Initially, it is important to understand what is covered under the CARES Act and what is not. In its simplest terms, the CARES Act addresses employer payroll expenses. This includes wages, employer-provided fringe benefits, payroll taxes, and the like. Note that union dues are an employee deduction and not an employer contribution.
By way of further background, a union dues deduction is strictly a product of a CBA. Under the law, an employer is permitted to deduct from an employee’s wages the amount of dues that the employee has authorized. The employer has actually paid the employee’s gross hourly wage rate in the first place, from which the employee’s taxes and any other employee-authorized deductions are made. Such deductions include co-pays for health insurance premiums, optional enhanced fringe benefits costs, employee deferral under the employer’s 401(k) plan, a multi-employer union vacation fund, AND union dues. In short, the employer has already given the employee the hourly wage (from which the dues are deducted) that is already part of the employer’s CARES Act payroll calculation.

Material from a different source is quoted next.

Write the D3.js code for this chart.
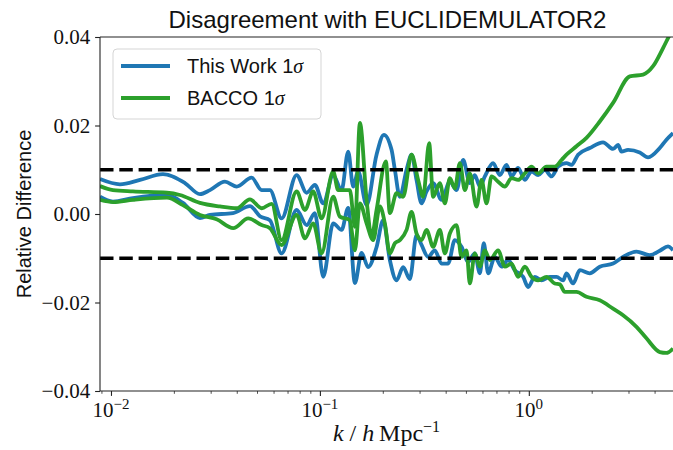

If an employer was able to “add on” the cost of the employee’s dues to what it was seeking, it would be double-dipping. We have seen that some unions are suspending or deferring the collection of dues during this time. Many unions do not charge dues during periods of layoff. Of course, this begs the next question—what if the employer continues to make wage payments to bargaining unit employees (to be eligible for a forgivable loan), should dues still be deducted? YES, as the employee continues to be paid. The union would not know if the employee is actually working or just sitting at home and effectively getting paid for not working. There is no harm in asking the union, in writing, what their position is on the deduction/remittance of dues. Remember, it is the employee’s money, not the employer’s.
This is a long way of saying that union dues have nothing to do with the CARES Act and how the amount the employer is seeking is calculated.